Tony Cotte : Belle transition pour aborder le sujet de Thierry Ardisson... Les différentes campagnes publicitaires et la case horaire clin d’œil reflètent une véritable fierté de votre part de pouvoir compter sur ses services cette année encore. Peut-on dire que Thierry Ardisson est la valeur sûre de Paris Première ?

Jacques Expert : Thierry est une des valeurs sûres de la chaîne. Ca fait au moins huit ans qu’il est chez nous. C’est un animateur qui s’est réalisé sur notre antenne. C’est un monument de Paris Première. Il a un esprit cohérent avec le nôtre, à savoir impertinent, créatif et il est compétent dans son domaine. Nos animateurs maîtrisent toujours le sujet qu’ils abordent. Il y a une adéquation avec leurs univers, leurs personnalités et leurs compétences. C’est une constance sur notre chaîne.

Tony Cotte : Que nous réserve Paris Première en 2007 ?

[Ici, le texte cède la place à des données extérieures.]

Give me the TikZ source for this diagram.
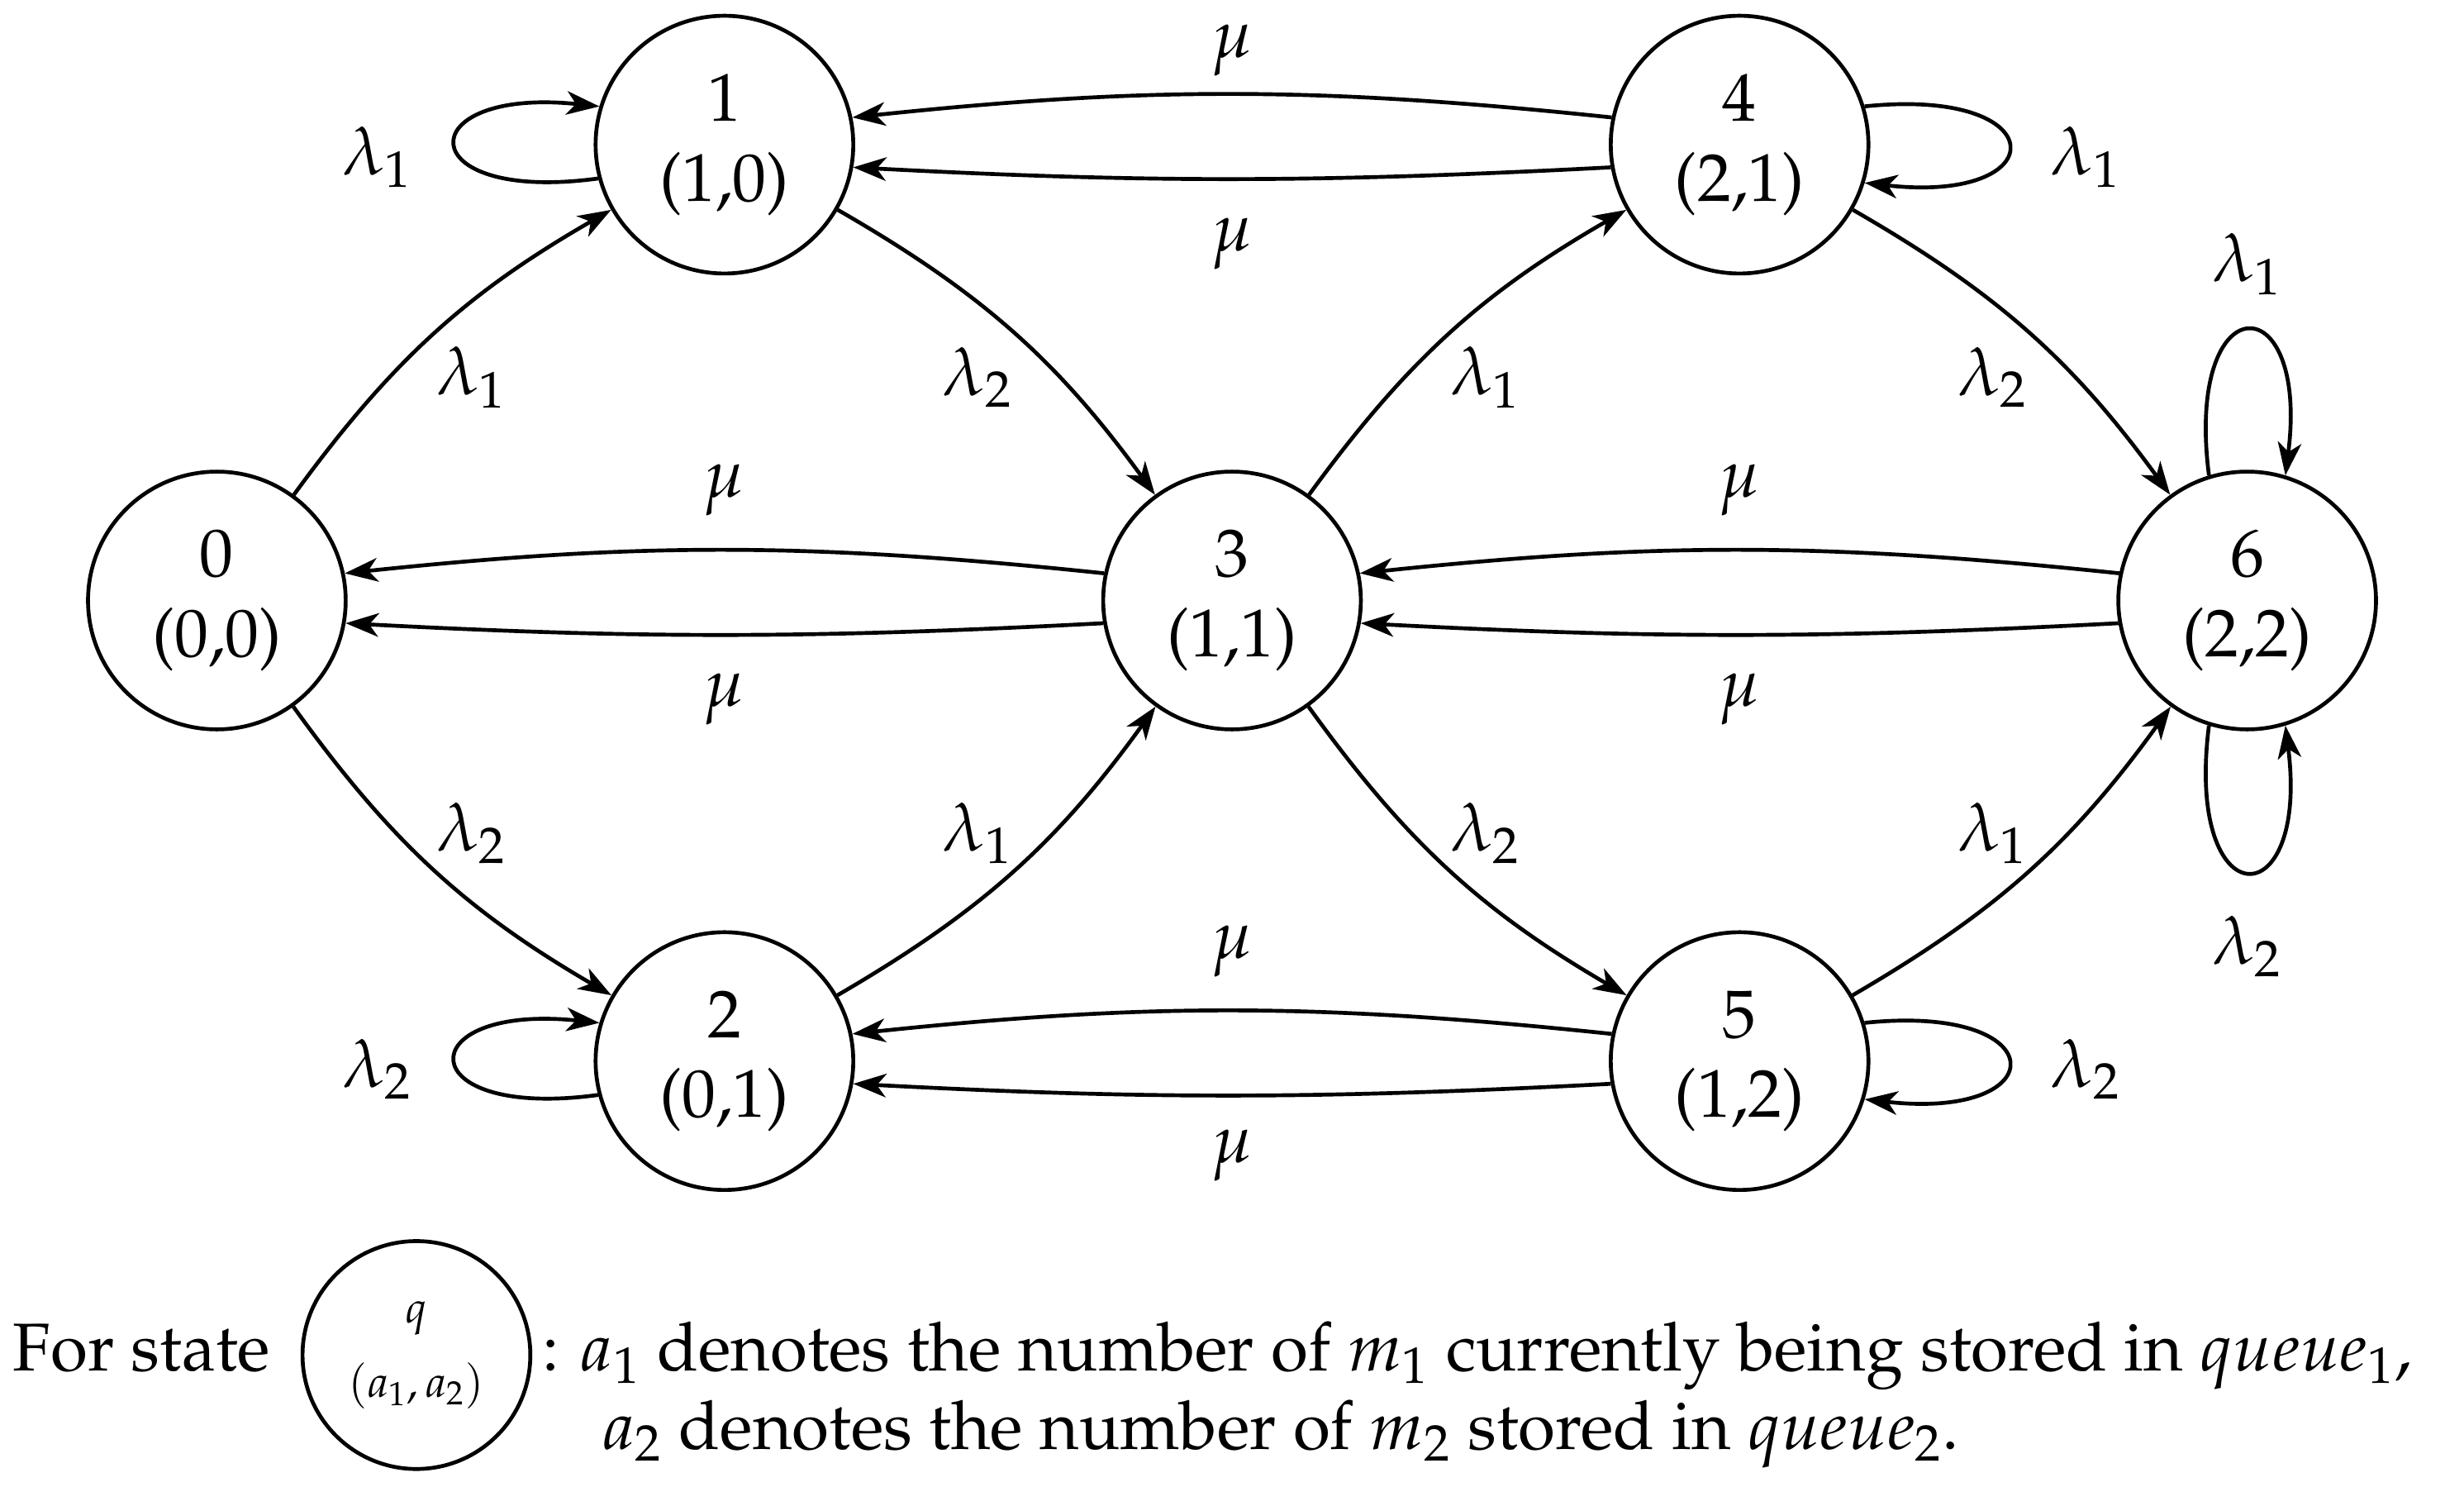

Jacques Expert : Dans les nouveaux programmes phares, les téléspectateurs pourront retrouver la quotidienne de Michel Muller. De ce que j’ai vu des premiers tournages, c’est vraiment décapant ! Même s’il ne va pas parler de la campagne directement, il portera un regard distancé et ironique dessus. En parallèle, Paris Première va continuer à cultiver l’art de l’événement dont quelques-uns sont en prévision. Nous avons aussi mis en place en septembre une case « Art de vivre », dans laquelle va s’inscrire la future émission de Mélissa Theuriau. Cette case est une vraie réussite en terme d’audience. Dans cette plage, on peut retrouver des émissions comme La mode, la mode, la mode et Intérieurs qui réalisent 8% de part de marché. Suite à une étude, nous avons remarqué que notre public l’identifie comme une case haut de gamme. Nous allons donc continuer de l’enrichir en 2007.